- Cerak Location within Belgrade
- Coordinates: 44°44′N 20°25′E﻿ / ﻿44.733°N 20.417°E
- Country: Serbia
- Region: Belgrade
- Municipality: Čukarica
- Time zone: UTC+1 (CET)
- • Summer (DST): UTC+2 (CEST)
- Area code: +381(0)11
- Car plates: BG

= Cerak =

Cerak is an urban neighborhood of Belgrade, the capital of Serbia. It is located in Belgrade's municipality of Čukarica.

== Characteristics ==
The name of the neighborhood, Cerak, in Serbian means Turkey oak forest.
Main traffic street is Jablanicka street, from which many smaller, residential streets and cul-de-sacs radiate. One of the borders of Cerak is the Ibar transite. The Neighborhood is of a mixed residential type, with both single-family houses (mostly row- or semi-detached houses), multi-family low-rises (ground+2 floors) and a few higher residential buildings (g+5/6 floors). The latest construction next to the southern edge (lining Ibarska magistrala) are all apartment blocks.

Cerak, like Cerak Vinogradi, is extensively planted with trees and decorative shrubbery, which, combined with relatively low traffic density makes it a very livable area. Being the oldest neighborhood of the "Cerak" area (Cerak, Cerak Vinogradi, Cerak 2), Cerak hosts the area's post office, one of the two kindergartens, several supermarkets and grocery stores. It has one elementary school.

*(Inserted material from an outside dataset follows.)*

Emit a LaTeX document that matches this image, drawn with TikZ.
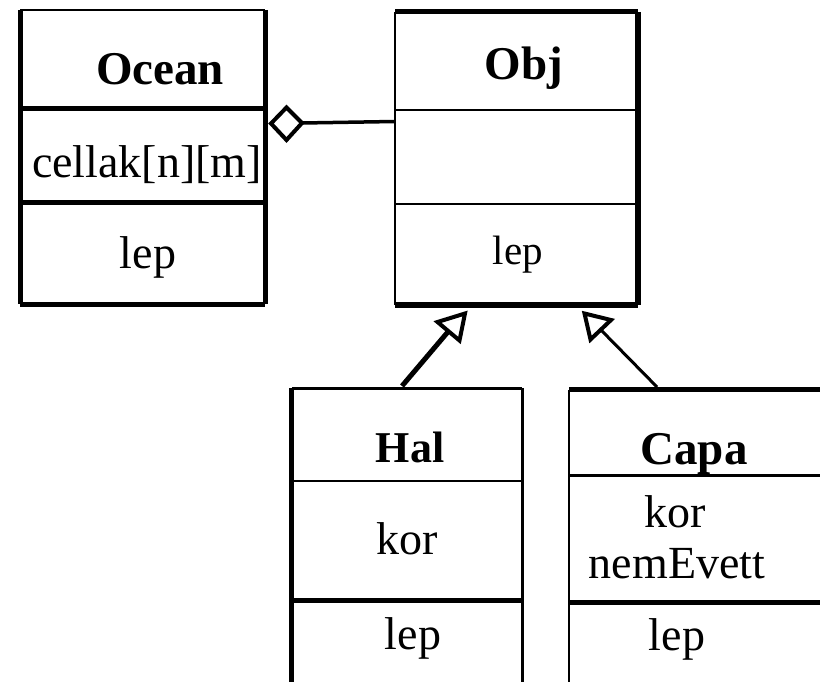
\documentclass[tikz,border=0pt]{standalone}
\usepackage{fontspec}
\setmainfont{Liberation Serif}
\begin{document}
\begin{tikzpicture}[x=1pt,y=-1pt,
  box/.style={rectangle,draw=none,inner sep=0pt,outer sep=0pt},
  thk/.style={line width=5pt,line cap=square},
  thn/.style={line width=2.8pt,line cap=square},
  lbl/.style={inner sep=0pt,anchor=base,font=\fontsize{46}{50}\selectfont},
  blbl/.style={inner sep=0pt,anchor=base,font=\fontsize{47}{50}\selectfont\bfseries},
  headshape/.style={draw,fill=white,line width=4pt,line join=miter}]
\useasboundingbox (0,0) rectangle (820,682);
\clip (0,0) rectangle (820,682);
\fill[white] (0,0) rectangle (820,682);

% boxes
\node[box,minimum width=245pt,minimum height=294pt] (ocean) at (142.5,157) {};
\node[box,minimum width=243pt,minimum height=293pt] (obj) at (516.5,158.5) {};
\node[box,minimum width=230.5pt,minimum height=372pt] (hal) at (407,574.3) {};
\node[box,minimum width=271pt,minimum height=370pt] (capa) at (704.5,574.7) {};

% Ocean borders
\draw[thn] (ocean.north west) -- (ocean.north east);
\draw[thk] (ocean.north west) -- (ocean.south west);
\draw[thk] (ocean.north east) -- (ocean.south east);
\draw[thk] (ocean.south west) -- (ocean.south east);
\draw[thk] (ocean.west |- 0,109) -- (ocean.east |- 0,109);
\draw[thk] (ocean.west |- 0,203) -- (ocean.east |- 0,203);

% Obj borders
\draw[thk] (obj.north west) -- (obj.north east);
\draw[thn] (obj.north west) -- (obj.south west);
\draw[line width=5.5pt,line cap=square] (obj.north east) -- (obj.south east);
\draw[line width=5.5pt,line cap=square] (obj.south west) -- (obj.south east);
\draw[thn] (obj.west |- 0,110) -- (obj.east |- 0,110);
\draw[thn] (obj.west |- 0,204) -- (obj.east |- 0,204);

% Hal borders
\draw[thn] (hal.north west) -- (hal.north east);
\draw[thk] (hal.north west) -- (hal.south west);
\draw[thn] (hal.north east) -- (hal.south east);
\draw[thn] (hal.west |- 0,481) -- (hal.east |- 0,481);
\draw[thk] (hal.west |- 0,600) -- (hal.east |- 0,600);

% Capa borders
\draw[thk] (capa.north west) -- (capa.north east);
\draw[thn] (capa.north west) -- (capa.south west);
\draw[thn] (capa.west |- 0,475.5) -- (capa.east |- 0,475.5);
\draw[thk] (capa.west |- 0,602) -- (capa.east |- 0,602);

% texts
\node[blbl] (toc) at (160,85) {Ocean};
\node[lbl] (tcel) at (147,178) {cellak[n][m]};
\node[lbl] (tlep1) at (148,269) {lep};
\node[blbl] (tobj) at (524,80) {Obj};
\node[lbl,font=\fontsize{41}{45}\selectfont] (tlep2) at (518,265) {lep};
\node[blbl,font=\fontsize{44}{48}\selectfont\bfseries] (thal) at (410,462) {Hal};
\node[lbl] (tkor1) at (407,554) {kor};
\node[lbl] (tlep3) at (413,649) {lep};
\node[blbl] (tcapa) at (694,464) {Capa};
\node[lbl] (tkor2) at (675,527) {kor};
\node[lbl] (tnem) at (677,578) {nemEvett};
\node[lbl] (tlep4) at (677,650) {lep};

% aggregation: Obj -- diamond at Ocean
\coordinate (aggS) at (obj.west |- 0,121.5);
\coordinate (dR) at (302,123);
\coordinate (dT) at (286.5,107.5);
\coordinate (dL) at (271,123.5);
\coordinate (dB) at (286.5,140);
\draw[line width=3.5pt] (aggS) -- (dR);
\draw[headshape] (dR) -- (dT) -- (dL) -- (dB) -- cycle;

% generalization Hal -> Obj
\coordinate (h1) at (402,386);
\coordinate (hT) at (465,313.5);
\coordinate (hA) at (437.5,322);
\coordinate (hB) at (459.5,340.5);
\coordinate (hM) at (448.5,331.2);
\draw[line width=5pt] (h1) -- (hM);
\draw[headshape] (hT) -- (hA) -- (hB) -- cycle;

% generalization Capa -> Obj
\coordinate (c1) at (657,387);
\coordinate (cT) at (584.5,313.5);
\coordinate (cA) at (611,320);
\coordinate (cB) at (590.5,339.5);
\coordinate (cM) at (600.7,329.7);
\draw[line width=3pt] (c1) -- (cM);
\draw[headshape] (cT) -- (cA) -- (cB) -- cycle;
\end{tikzpicture}
\end{document}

The neighborhood is served by a bus line of Belgrade public transport (52) and is a short drive from Banovo Brdo, Ada Ciganlija and Kosutnjak. There is also the 534 line, which connects Cerak and Ripanj. Some of the bus lines that link to places near Cerak are: 23, 37, 50, 51, 52, 53, 56, 57, 59, 89, 531, 532, 533 and 534. All of these buses have stops that are in or near Cerak so it isn't difficult to reach.

==Population==
Total population of the neighborhood was 43,210 in 2002 (local communities of Cerak 12,591, Vinogradi 13,091 and Sportski Centar 17,528). By the census of 2011 all three local communities were united in one named Cerak with a population of 43,993.

==Sub-neighborhoods==
===Stari Cerak===

The western section of the neighborhood (Bitoljska, Mojkovačka, Petefijeva, Partizanske Vode streets, etc.) is referred to as Stari Cerak (Old Cerak). It consists of several hundred residential houses.

=== Cerak II ===
Neighborhood southeast of Cerak had been officially named Cerak II in 1985-1987. However this neighborhood, consisting of the urban area around the Vinogradski Venac and Cerski Venac streets, is a natural and architectural western extension of Cerak Vinogradi. Just like the rest of Cerak Vinogradi it is a residential area, bounded by Jablanička street (and Cerak) to the north, Ibarska magistrala freeway to the west and Vidikovac neighborhood in the municipality of Rakovica to the south.

The neighborhood is part of the Cerak Vinogradi protected area. The plans were drafted from 1980 to 1983, and the construction lasted from 1983 to 1987. It covers an area of 35 ha and includes 25 residential buildings with 1,150 apartments.